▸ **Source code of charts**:
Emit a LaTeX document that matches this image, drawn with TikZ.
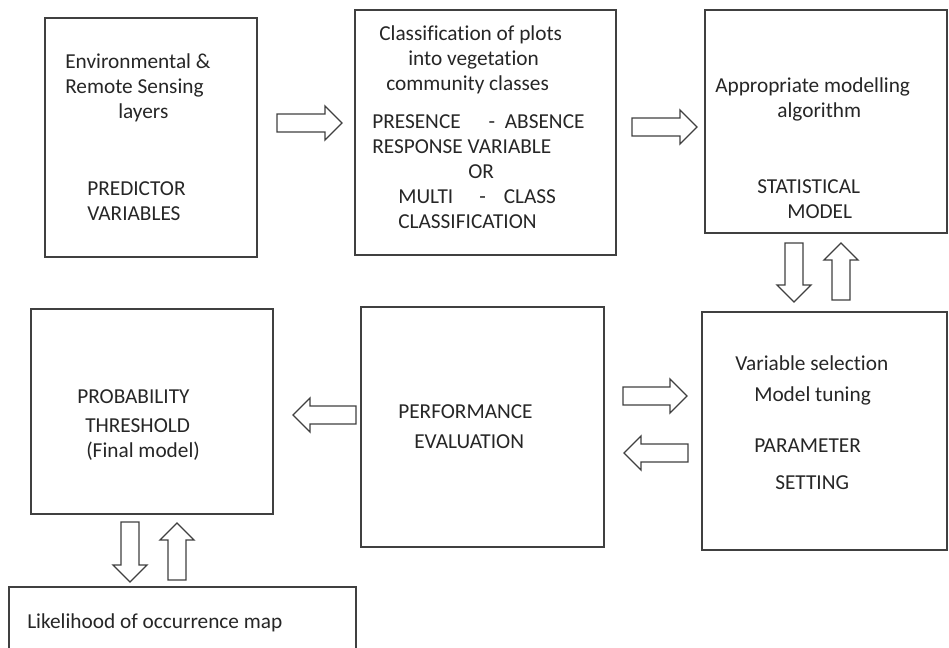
\documentclass[tikz,border=0pt]{standalone}
\usepackage{fontspec}
\setmainfont{Carlito}[Ligatures=NoCommon]
\usetikzlibrary{calc}
\tikzstyle{box} = [rectangle, draw=black!75, line width=1.2pt]
\tikzstyle{txt} = [anchor=west, align=left, inner sep=0pt, text=black!85, font=\fontsize{15.15}{17.8}\selectfont]
\tikzstyle{blk} = [draw=black!75, fill=white, line width=0.9pt, line join=miter,
  to path={let \p1=($(\tikztotarget)-(\tikztostart)$), \n1={atan2(\y1,\x1)}, \n2={veclen(\x1,\y1)} in
    ++({\n1+90}:0.225cm) -- ++(\n1:{\n2-0.425cm}) -- ++({\n1+90}:0.2cm) -- (\tikztotarget)
    -- ++({\n1-135}:0.601cm) -- ++({\n1+90}:0.2cm) -- ++({\n1+180}:{\n2-0.425cm}) -- cycle}]
\begin{document}
\begin{tikzpicture}[x=0.025cm, y=-0.025cm]
          \path[use as bounding box] (0,0) rectangle (949,647);
          \clip (0,0) rectangle (949,647);

          \node[box, minimum width=5.3cm, minimum height=5.975cm] (env) at (151,137.5) {};
          \node[box, minimum width=6.525cm, minimum height=6.125cm] (cls) at (485.5,132.5) {};
          \node[box, minimum width=6.05cm, minimum height=5.575cm] (stat) at (826,121.5) {};
          \node[box, minimum width=6.125cm, minimum height=5.95cm] (param) at (824.5,431) {};
          \node[box, minimum width=6.075cm, minimum height=6cm] (perf) at (482.5,427) {};
          \node[box, minimum width=6.05cm, minimum height=5.125cm] (prob) at (152,411.5) {};
          \node[box, minimum width=8.675cm, minimum height=2.6cm] (lik) at (182.5,639) {};

          \node[txt] (envtop) at (65,88) {Environmental \&\\Remote Sensing\\\hspace*{1.325cm}layers};
          \node[txt] (envbot) at (87,201) {PREDICTOR\\VARIABLES};
          \node[txt] (clstop) at (379,60) {Classification of plots\\\hspace*{0.725cm}into vegetation\\\hspace*{0.175cm}community classes};
          \node[txt] (clsbot) at (372,172) {PRESENCE\hspace{0.7cm}-\ \ ABSENCE\\RESPONSE VARIABLE\\\hspace*{2.4cm}OR\\\hspace*{0.65cm}MULTI\hspace{0.65cm}-\hspace{0.45cm}CLASS\\\hspace*{0.65cm}CLASSIFICATION};
          \node[txt] (stattop) at (715,99) {Appropriate modelling\\\hspace*{1.55cm}algorithm};
          \node[txt] (statbot) at (757,199) {STATISTICAL\\\hspace*{0.75cm}MODEL};
          \node[txt] (partop) at (735,380) {Variable selection\\[0.15cm]\hspace*{0.475cm}Model tuning};
          \node[txt] (parbot) at (754,464) {PARAMETER\\[0.3cm]\hspace*{0.525cm}SETTING};
          \node[txt] (perftxt) at (398,427) {PERFORMANCE\\[0.125cm]\hspace*{0.4cm}EVALUATION};
          \node[txt] (probtxt) at (77,425) {PROBABILITY\\[0.1cm]\hspace*{0.2cm}THRESHOLD\\\hspace*{0.225cm}(Final model)};
          \node[txt] (liktxt) at (27,623) {Likelihood of occurrence map};

          \coordinate (a12s) at (277,123);  \coordinate (a12e) at (342,123);
          \coordinate (a23s) at (632,127);  \coordinate (a23e) at (697,127);
          \coordinate (a3ps) at (794,243);  \coordinate (a3pe) at (794,302);
          \coordinate (ap3s) at (841,300);  \coordinate (ap3e) at (841,243);
          \coordinate (aeps) at (623,396);  \coordinate (aepe) at (687,396);
          \coordinate (apes) at (688,453);  \coordinate (apee) at (624,453);
          \coordinate (aers) at (356,415);  \coordinate (aere) at (293,415);
          \coordinate (arls) at (130,522);  \coordinate (arle) at (130,582);
          \coordinate (alrs) at (177,580);  \coordinate (alre) at (177,523);

          \draw[blk] (a12s) to (a12e);
          \draw[blk] (a23s) to (a23e);
          \draw[blk] (a3ps) to (a3pe);
          \draw[blk] (ap3s) to (ap3e);
          \draw[blk] (aeps) to (aepe);
          \draw[blk] (apes) to (apee);
          \draw[blk] (aers) to (aere);
          \draw[blk] (arls) to (arle);
          \draw[blk] (alrs) to (alre);
        \end{tikzpicture}
\end{document}
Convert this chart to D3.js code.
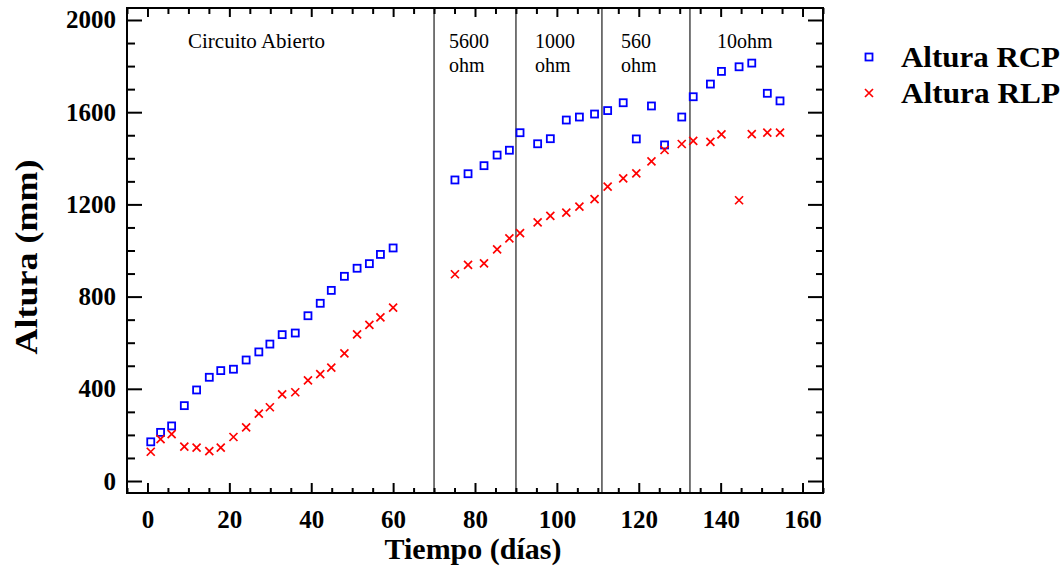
<!DOCTYPE html>
<html><head><meta charset="utf-8">
<script src="https://cdn.jsdelivr.net/npm/d3@7"></script>
<style>body{margin:0;background:#fff}svg{display:block}
svg text{font-family:"Liberation Serif","Times New Roman",Times,serif !important}</style>
</head><body>
<svg id="c" width="1064" height="576"></svg>
<script>
const days = [0.8,3.2,5.9,9.0,12.0,15.1,17.9,21.0,24.1,27.2,29.9,32.9,36.1,39.2,42.2,44.9,48.1,51.2,54.2,56.9,60.0,
  75.1,78.3,82.2,85.4,88.4,91.0,95.3,98.4,102.3,105.5,109.2,112.4,116.2,119.4,123.1,126.3,130.5,133.3,137.5,140.2,144.5,147.6,151.4,154.5];
const alturaRCP = [170,211,239,327,395,450,479,485,525,560,594,635,642,717,771,827,888,923,943,983,1011,
  1306,1333,1368,1414,1435,1511,1463,1485,1566,1579,1592,1607,1641,1484,1627,1458,1579,1667,1722,1777,1797,1813,1682,1649];
const alturaRLP = [127,182,203,149,145,130,145,191,233,292,320,376,385,437,464,492,554,636,677,710,752,
  897,938,944,1005,1053,1075,1122,1150,1164,1190,1223,1277,1313,1335,1387,1436,1462,1476,1471,1504,1218,1505,1511,1511];
const xTicks = [0,20,40,60,80,100,120,140,160];
const yTicks = [0,400,800,1200,1600,2000];
const dividers = [70,90,111,132.5];
const regionLabels = [
  {x:188, lines:["Circuito Abierto"]},
  {x:449, lines:["5600","ohm"]},
  {x:535, lines:["1000","ohm"]},
  {x:621, lines:["560","ohm"]},
  {x:717, lines:["10ohm"]}
];
const seriesNames = ["Altura RCP","Altura RLP"];

const svg = d3.select("#c");
const L=127,R=823,T=8,B=493;
const x = d3.scaleLinear().domain([-5,165]).range([L,R]);
const y = d3.scaleLinear().domain([-52,2052]).range([B,T]);
const serif = "Liberation Serif";
const xMinor = d3.range(-5,166,5).filter(v=>v%20!==0);
const yMinor = d3.range(0,2001,100).filter(v=>v%400!==0);

// divider lines
svg.append("g").selectAll("line").data(dividers).join("line")
  .attr("x1",d=>x(d)).attr("x2",d=>x(d)).attr("y1",T).attr("y2",B)
  .attr("stroke","#555").attr("stroke-width",1.6);

function styleAxis(g){ g.attr("font-family",null); g.select(".domain").remove(); g.selectAll("line").attr("stroke","#000").attr("stroke-width",2);
  g.selectAll("text").style("font-family",serif).attr("font-weight","bold").attr("font-size",25).attr("fill","#000"); }

// bottom
svg.append("g").attr("transform",`translate(0,${B})`).call(d3.axisBottom(x).tickValues(xTicks).tickSize(-10).tickPadding(17).tickFormat(d3.format("d"))).call(styleAxis);
svg.append("g").attr("transform",`translate(0,${B})`).call(d3.axisBottom(x).tickValues(xMinor).tickSize(-5).tickFormat("")).call(styleAxis);
// top
svg.append("g").attr("transform",`translate(0,${T})`).call(d3.axisTop(x).tickValues(xTicks).tickSize(-9).tickFormat("")).call(styleAxis);
svg.append("g").attr("transform",`translate(0,${T})`).call(d3.axisTop(x).tickValues(xMinor).tickSize(-6).tickFormat("")).call(styleAxis);
// left
svg.append("g").attr("transform",`translate(${L},0)`).call(d3.axisLeft(y).tickValues(yTicks).tickSize(-15).tickPadding(11).tickFormat(d3.format("d"))).call(styleAxis);
svg.append("g").attr("transform",`translate(${L},0)`).call(d3.axisLeft(y).tickValues(yMinor).tickSize(-8).tickFormat("")).call(styleAxis);
// right
svg.append("g").attr("transform",`translate(${R},0)`).call(d3.axisRight(y).tickValues(yTicks).tickSize(-15).tickFormat("")).call(styleAxis);
svg.append("g").attr("transform",`translate(${R},0)`).call(d3.axisRight(y).tickValues(yMinor).tickSize(-7).tickFormat("")).call(styleAxis);

// frame
svg.append("rect").attr("x",L).attr("y",T).attr("width",R-L).attr("height",B-T)
  .attr("fill","none").attr("stroke","#000").attr("stroke-width",2);

// region labels
regionLabels.forEach((r,k)=>{
  const t = svg.append("text").style("font-family",serif).attr("font-size",k===0?21:20).attr("fill","#000");
  r.lines.forEach((s,i)=>t.append("tspan").attr("x",r.x).attr("y",48+i*23.5).text(s));
});

// markers
const sq=7, cr=4;
const pts = days.map((d,i)=>({d, rcp:alturaRCP[i], rlp:alturaRLP[i]}));
svg.append("g").selectAll("rect").data(pts).join("rect")
  .attr("x",p=>x(p.d)-sq/2).attr("y",p=>y(p.rcp)-sq/2).attr("width",sq).attr("height",sq)
  .attr("fill","none").attr("stroke","#0000ff").attr("stroke-width",1.8);
const crossPath = (cx,cy)=>`M${cx-cr},${cy-cr}L${cx+cr},${cy+cr}M${cx-cr},${cy+cr}L${cx+cr},${cy-cr}`;
svg.append("g").selectAll("path").data(pts).join("path")
  .attr("d",p=>crossPath(x(p.d),y(p.rlp))).attr("stroke","#ff0000").attr("stroke-width",1.7).attr("fill","none");

// legend
svg.append("rect").attr("x",869-sq/2).attr("y",57-sq/2).attr("width",sq).attr("height",sq)
  .attr("fill","none").attr("stroke","#0000ff").attr("stroke-width",1.8);
svg.append("path").attr("d",crossPath(869,93)).attr("stroke","#ff0000").attr("stroke-width",1.7);
seriesNames.forEach((s,i)=>{
  svg.append("text").attr("x",901).attr("y",67+i*36).style("font-family",serif).attr("font-weight","bold")
    .attr("font-size",29).attr("textLength",159).attr("lengthAdjust","spacingAndGlyphs").text(s);
});

// axis titles
svg.append("text").attr("x",473).attr("y",559).attr("text-anchor","middle").style("font-family",serif)
  .attr("font-weight","bold").attr("font-size",30).text("Tiempo (días)");
svg.append("text").attr("transform","translate(37,257) rotate(-90)").attr("text-anchor","middle").style("font-family",serif)
  .attr("font-weight","bold").attr("font-size",31).attr("textLength",195).attr("lengthAdjust","spacingAndGlyphs").text("Altura (mm)");
</script>
</body></html>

▸ **Your task**: Leave out the pictures, then repeat the listing above exactly from its first line to the line with "minimum width=8.675cm, minimum", inclusive.

▸ **Full response**:
Emit a LaTeX document that matches this image, drawn with TikZ.
\documentclass[tikz,border=0pt]{standalone}
\usepackage{fontspec}
\setmainfont{Carlito}[Ligatures=NoCommon]
\usetikzlibrary{calc}
\tikzstyle{box} = [rectangle, draw=black!75, line width=1.2pt]
\tikzstyle{txt} = [anchor=west, align=left, inner sep=0pt, text=black!85, font=\fontsize{15.15}{17.8}\selectfont]
\tikzstyle{blk} = [draw=black!75, fill=white, line width=0.9pt, line join=miter,
  to path={let \p1=($(\tikztotarget)-(\tikztostart)$), \n1={atan2(\y1,\x1)}, \n2={veclen(\x1,\y1)} in
    ++({\n1+90}:0.225cm) -- ++(\n1:{\n2-0.425cm}) -- ++({\n1+90}:0.2cm) -- (\tikztotarget)
    -- ++({\n1-135}:0.601cm) -- ++({\n1+90}:0.2cm) -- ++({\n1+180}:{\n2-0.425cm}) -- cycle}]
\begin{document}
\begin{tikzpicture}[x=0.025cm, y=-0.025cm]
          \path[use as bounding box] (0,0) rectangle (949,647);
          \clip (0,0) rectangle (949,647);

          \node[box, minimum width=5.3cm, minimum height=5.975cm] (env) at (151,137.5) {};
          \node[box, minimum width=6.525cm, minimum height=6.125cm] (cls) at (485.5,132.5) {};
          \node[box, minimum width=6.05cm, minimum height=5.575cm] (stat) at (826,121.5) {};
          \node[box, minimum width=6.125cm, minimum height=5.95cm] (param) at (824.5,431) {};
          \node[box, minimum width=6.075cm, minimum height=6cm] (perf) at (482.5,427) {};
          \node[box, minimum width=6.05cm, minimum height=5.125cm] (prob) at (152,411.5) {};
          \node[box, minimum width=8.675cm, minimum height=2.6cm] (lik) at (182.5,639) {};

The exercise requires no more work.